Exclusive interview with Barata, Director of Futsal, Santos FC

(Português) Coordenador de Futsal do Peixe é convocado para a Seleção Brasileira Sub-17

This summer my sons accompanied City Futsal on their highly regarded annual trip to Santos to train with the famed Santos FC program. Recent Santos alumi include Neymar, Gabriel Barbosa, and Rodrygo. Jose Barata generously provided his thoughts on futsal’s influence on Brazilian football. He also spoke to the differences between Brazilian and American futsal.

BULLDOGS: Barata, in what way has futsal influenced players from Santos and the surrounding area?

BARATA: In reality, it’s a combination of a few factors. For example, the increase in violence has limited places to play football. Part of Brazil’s culture was to play in the street, play in open spaces. I was part of a generation that still played in the streets. My mom allowed me, but today unfortunately due to the violence there are not a lot of places to play in Santos. There is still the beach where a player can play freely. So with limited playing spaces and an increase in violence, players began moving indoors to futsal. This was the beginning of futsal’s start as a tool that benefitted player development in the areas of fitness, physiology, and maturity. So futsal is a sport that benefits youth right away. Historically Santos is known as a club that is forward thinking. Players that dribble, players that win over fans with attacking play. And these are qualities that especially apply to futsal, a game that favors a team that attacks, makes quick decisions, and has the ability to solve problems. So I believe for these reasons futsal is apart of Santos’ player development. We can talk about the past, where the club’s biggest transfers have involved players with a futsal background. For example, Robinho, Neymar, Gabigol, and now Rodrygo who was just sold to Real Madrid for I forget how many millions. So futsal is key to the formation of Santos’ players. The biggest clubs in Brazilian football, not all, but most, include futsal in their process for development.

So to revisit a couple ideas we’ve touched on. First, a kid no longer has a place to start playing football. At one point in Brazil there was an informal route for development, perhaps like with basketball in the US where if you travel around you’ll see a basketball hoop in front of many houses. So this is a part of the culture. It’s a sport open to free play, street ball. So creative qualities are allowed to develop. In Brazil this was always a strength as well: creativity and playing smarts. It was always the difference maker for the national team and its World Cup wins. When this way of player development went away, when street-ball was eliminated from a football player’s development, it was quickly replaced with futsal.
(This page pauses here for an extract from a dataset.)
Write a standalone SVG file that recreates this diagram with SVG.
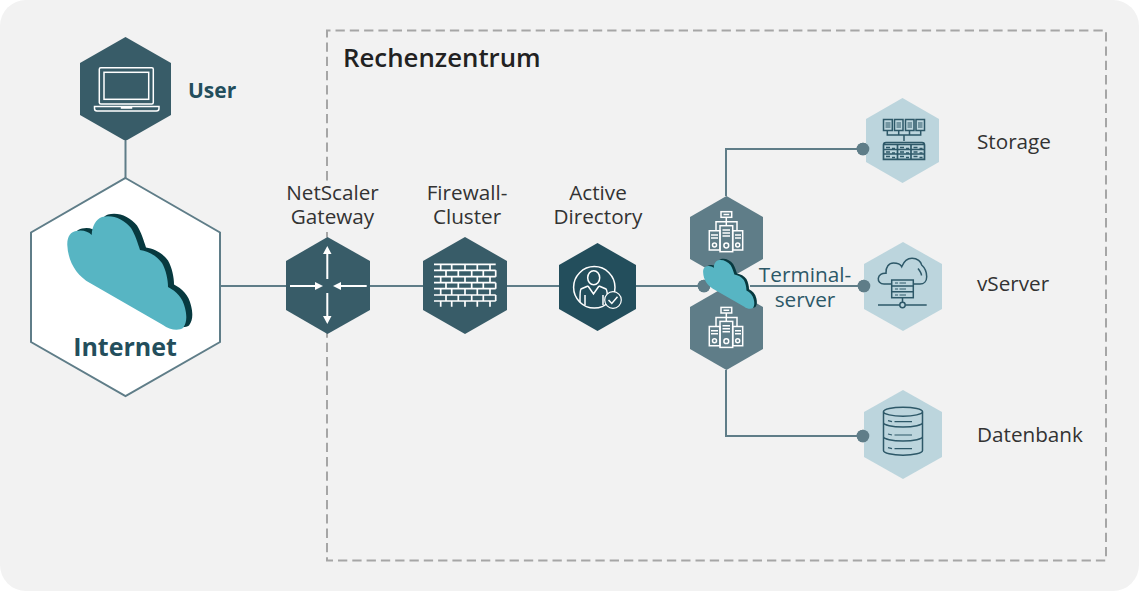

Of course it’s not every club that has done this, but the biggest names in Brazilian football have come from futsal, from top clubs like Flamengo, Vasco, Corinthians, Santos, Palmeiras. We can name Zico, Ronaldo, Kaka, Ronaldinho, Neymar, Rivellino, Romario. All of them had futsal as part of their development. So the greatest teams arrived at this abundance of riches with futsal as a tool. Futsal’s role is very important in this past success. It’s almost obligatory to have futsal, although as mentioned not all teams use it, but most of the top clubs are thoroughly involved with it.

We have a relationship with the US, with City Futsal. The parents and players note our intensity, our passion. From our point of view that’s not the only difference. The biggest obstacle for American futsal is the competitiveness found in games. The US has smart players, they enjoy playing the game, and there are organized coaches. However in Brazil an 8-year-old, for example from Santos, plays in the Paulista league and plays in games such as Santos vs Corinthians or Santos vs Sao Paulo. He now has to rise to the occasion and develop strategies to defeat the opponent, develop resilience to overcome a loss, and train the next day. All these factors aren’t that obvious to the outsider. They only see the fight, the determination, and the deep emotion attached to winning and losing.

But what’s missing from the US players? Some of the American futsal characteristics that we see are a lack of criticism between players. There’s no complaining when a goal is given up. There’s not much accountability between players. Perhaps this is a reflection on the lack of competitiveness. Whereas here there will be criticism if a ball is stolen and a goal results. One friend will criticize another so the mistake won’t happen again. So this behavior is beneficial for us. The main difference I’ve noted, in my opinion, is this competitive factor. At u8, u9, and u10 this past year, the teams played 55 games. 55 games at a very good level. Every week a player reflects on whether we were better, or worse, or the same as the opponent. Only these types of games and only this level of competitiveness promotes this type of player development.